NASHVILLE – A Memphis elementary school teacher known for her creative class projects and personalized approach to instruction was named the 2012-13 Tennessee Teacher of the Year by the Tennessee Department of Education.
Allyson Chick, who teaches second grade and third grade at Richland Elementary School, is the first Memphis teacher in three decades to win the state’s top honor, which was presented during the annual Teacher of the Year banquet Tuesday night in Nashville.
“The Teacher of the Year awards not only allow us to recognize some of the best teachers in the state, but also provide an opportunity to share and learn from their inspired, effective methods of instruction,” said Education Commissioner Kevin Huffman.
Chick connects with students and parents by setting goals together, regularly posting information on a class website and even providing Spanish translation for Hispanic families.
“Allyson has proven to be a dedicated, caring and extraordinarily skilled educator with a single-minded focus on the academic and social/emotional development of all students,” said Richland Elementary Principal Sharon McNary.

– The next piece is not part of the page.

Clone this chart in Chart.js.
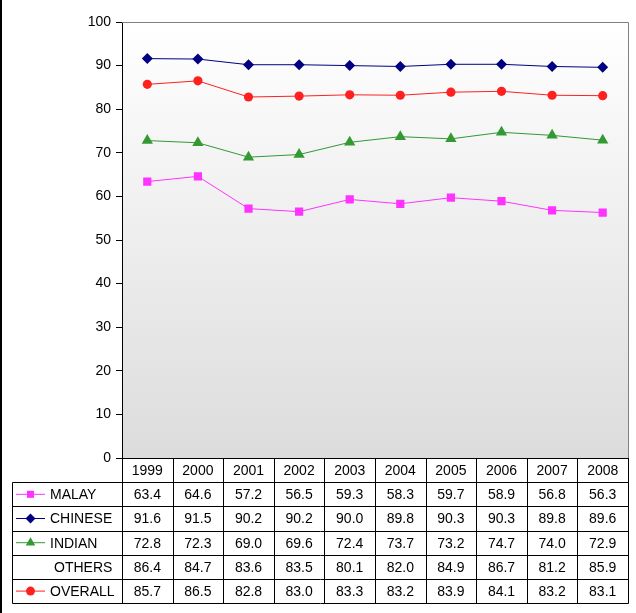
<!DOCTYPE html>
<html>
<head>
<meta charset="utf-8">
<script src="https://cdn.jsdelivr.net/npm/chart.js@4"></script>
<style>
    html, body { margin: 0; padding: 0; background: #fff; }
    canvas { display: block; }
</style>
</head>
<body>
<canvas id="myChart" width="636" height="613"></canvas>
<script>
    const years = ['1999', '2000', '2001', '2002', '2003', '2004', '2005', '2006', '2007', '2008'];
    const malay = [63.4, 64.6, 57.2, 56.5, 59.3, 58.3, 59.7, 58.9, 56.8, 56.3];
    const chinese = [91.6, 91.5, 90.2, 90.2, 90.0, 89.8, 90.3, 90.3, 89.8, 89.6];
    const indian = [72.8, 72.3, 69.0, 69.6, 72.4, 73.7, 73.2, 74.7, 74.0, 72.9];
    const others = [86.4, 84.7, 83.6, 83.5, 80.1, 82.0, 84.9, 86.7, 81.2, 85.9];
    const overall = [85.7, 86.5, 82.8, 83.0, 83.3, 83.2, 83.9, 84.1, 83.2, 83.1];

    const yTicks = [0, 10, 20, 30, 40, 50, 60, 70, 80, 90, 100];

    // rows of the data table under the chart
    const tableRows = [
        { label: 'MALAY', values: malay, color: '#ff33ff', marker: 'rect' },
        { label: 'CHINESE', values: chinese, color: '#000080', marker: 'rectRot' },
        { label: 'INDIAN', values: indian, color: '#339933', marker: 'triangle' },
        { label: 'OTHERS', values: others, color: null, marker: null },
        { label: 'OVERALL', values: overall, color: '#ff2020', marker: 'circle' },
    ];

    const font = '14px "Liberation Sans", Arial, sans-serif';

    function makeSet(row, radius) {
        return {
            label: row.label,
            data: row.values,
            borderColor: row.color,
            backgroundColor: row.color,
            pointStyle: row.marker,
            pointRadius: radius,
            pointBorderWidth: 0,
            borderWidth: 1,
            tension: 0,
        };
    }

    const bgPlugin = {
        id: 'bgPlugin',
        beforeDraw(chart) {
            const c = chart.ctx;
            const a = chart.chartArea;
            c.save();
            c.fillStyle = '#fff';
            c.fillRect(0, 0, chart.width, chart.height);
            let g = c.createLinearGradient(0, a.top, 0, a.bottom);
            g.addColorStop(0, '#ffffff');
            g.addColorStop(1, '#dcdcdc');
            c.fillStyle = g;
            c.fillRect(a.left, a.top, a.right - a.left, a.bottom - a.top);
            c.restore();
        },
    };

    const tablePlugin = {
        id: 'tablePlugin',
        afterDraw(chart) {
            const c = chart.ctx;
            const a = chart.chartArea;
            const x = chart.scales.x;
            const colW = (a.right - a.left) / years.length;
            const rowH = 24.2;
            const top = a.bottom;
            const legendLeft = 12.5;
            c.save();

            // plot border (top and right gray)
            c.strokeStyle = '#808080';
            c.lineWidth = 1;
            c.beginPath();
            c.moveTo(a.left, a.top + 0.5);
            c.lineTo(a.right + 0.5, a.top + 0.5);
            c.lineTo(a.right + 0.5, a.bottom);
            c.stroke();

            // left page edge
            c.strokeStyle = '#000';
            c.lineWidth = 2;
            c.beginPath();
            c.moveTo(1, 0);
            c.lineTo(1, chart.height);
            c.stroke();

            c.lineWidth = 1;
            c.strokeStyle = '#000';
            const bottom = top + rowH * (tableRows.length + 1);
            c.beginPath();
            // horizontal lines
            c.moveTo(a.left, top + 0.5);
            c.lineTo(a.right + 0.5, top + 0.5);
            for (let r = 1; r <= tableRows.length + 1; r++) {
                const yy = Math.round(top + r * rowH) + 0.5;
                c.moveTo(legendLeft, yy);
                c.lineTo(a.right + 0.5, yy);
            }
            // vertical lines
            c.moveTo(legendLeft, Math.round(top + rowH) + 0.5);
            c.lineTo(legendLeft, Math.round(bottom) + 0.5);
            for (let i = 0; i <= years.length; i++) {
                const xx = Math.round(a.left + i * colW) + 0.5;
                c.moveTo(xx, top);
                c.lineTo(xx, Math.round(bottom) + 0.5);
            }
            c.stroke();

            c.font = font;
            c.fillStyle = '#000';
            c.textBaseline = 'middle';
            c.textAlign = 'center';
            years.forEach(function (yr, i) {
                c.fillText(yr, x.getPixelForValue(i), top + rowH / 2 + 1);
            });

            tableRows.forEach(function (row, r) {
                const cy = top + rowH * (r + 1) + rowH / 2 + 1;
                c.textAlign = 'center';
                row.values.forEach(function (v, i) {
                    c.fillText(v.toFixed(1), x.getPixelForValue(i), cy);
                });
                c.textAlign = 'left';
                if (row.color) {
                    c.strokeStyle = row.color;
                    c.beginPath();
                    c.moveTo(16, cy - 1);
                    c.lineTo(45, cy - 1);
                    c.stroke();
                    c.fillStyle = row.color;
                    let rad = row.marker == 'triangle' ? 5.5 : (row.marker == 'circle' ? 4.5 : 5);
                    Chart.helpers.drawPoint(c, { pointStyle: row.marker, radius: rad, rotation: 0, borderWidth: 0 }, 30.5, cy - 1);
                    c.fillStyle = '#000';
                    c.fillText(row.label, 50, cy);
                } else {
                    c.fillText(row.label, 54, cy);
                }
            });
            c.restore();
        },
    };

    const ctx = document.getElementById('myChart').getContext('2d');
    window.myChart = new Chart(ctx, {
        type: 'line',
        data: {
            labels: years,
            datasets: [
                makeSet(tableRows[0], 5.8),
                makeSet(tableRows[1], 5.5),
                makeSet(tableRows[2], 6.5),
                makeSet(tableRows[4], 4.6),
            ],
        },
        options: {
            responsive: false,
            animation: false,
            events: [],
            layout: { padding: { left: 0, top: 22, right: 8, bottom: 155 } },
            plugins: { legend: { display: false }, tooltip: { enabled: false } },
            scales: {
                x: { display: false, offset: true },
                y: {
                    min: 0,
                    max: 100,
                    afterFit: function (scale) { scale.width = 122; },
                    afterBuildTicks: function (scale) {
                        scale.ticks = yTicks.map(function (v) { return { value: v }; });
                    },
                    border: { display: true, color: '#000', width: 1 },
                    grid: { drawOnChartArea: false, tickLength: 6, color: '#000' },
                    ticks: {
                        color: '#000',
                        padding: 5,
                        font: { family: '"Liberation Sans", Arial, sans-serif', size: 14 },
                    },
                },
            },
        },
        plugins: [bgPlugin, tablePlugin],
    });
</script>
</body>
</html>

During her 11 years teaching in Memphis City Schools, Chick—a National Board Certified Teacher—has served as a Common Core Coach, a Teach Plus Fellow and a leader in various school, district and state-level education organizations.
“Her commitment to education is evident, and her character has been shaped by her exceptional ability and the commitment to serve,” said Dr. Kriner Cash, superintendent of Memphis City Schools. Last year’s Principal of the Year and Milken Educator Award winner both came from Memphis.
During Tuesday’s banquet, the department also recognized finalists who earned Teacher of the Year for each Grand Division. Chick was recognized as Teacher of the Year for the West Grand Division.
Mary Pitner, third-grade teacher at Learning Way Elementary School in Bedford County, was recognized as Teacher of the Year for the Middle Grand Division. Pitner uses her 30 years of experience in the school system to mentor fellow teachers and has become the “go-to person” to help struggling students.
Renda Crowe, theater teacher at William Blount High School in Blount County, was recognized as Teacher of the Year for the East Grand Division. Crowe builds relationships with students and makes her lessons relevant by connecting theater to their lives.
Tennessee’s Teacher of the Year awards and banquet are sponsored by the Niswonger Foundation, a Greenville-based organization that provides cash prizes for each of the nine regional finalists.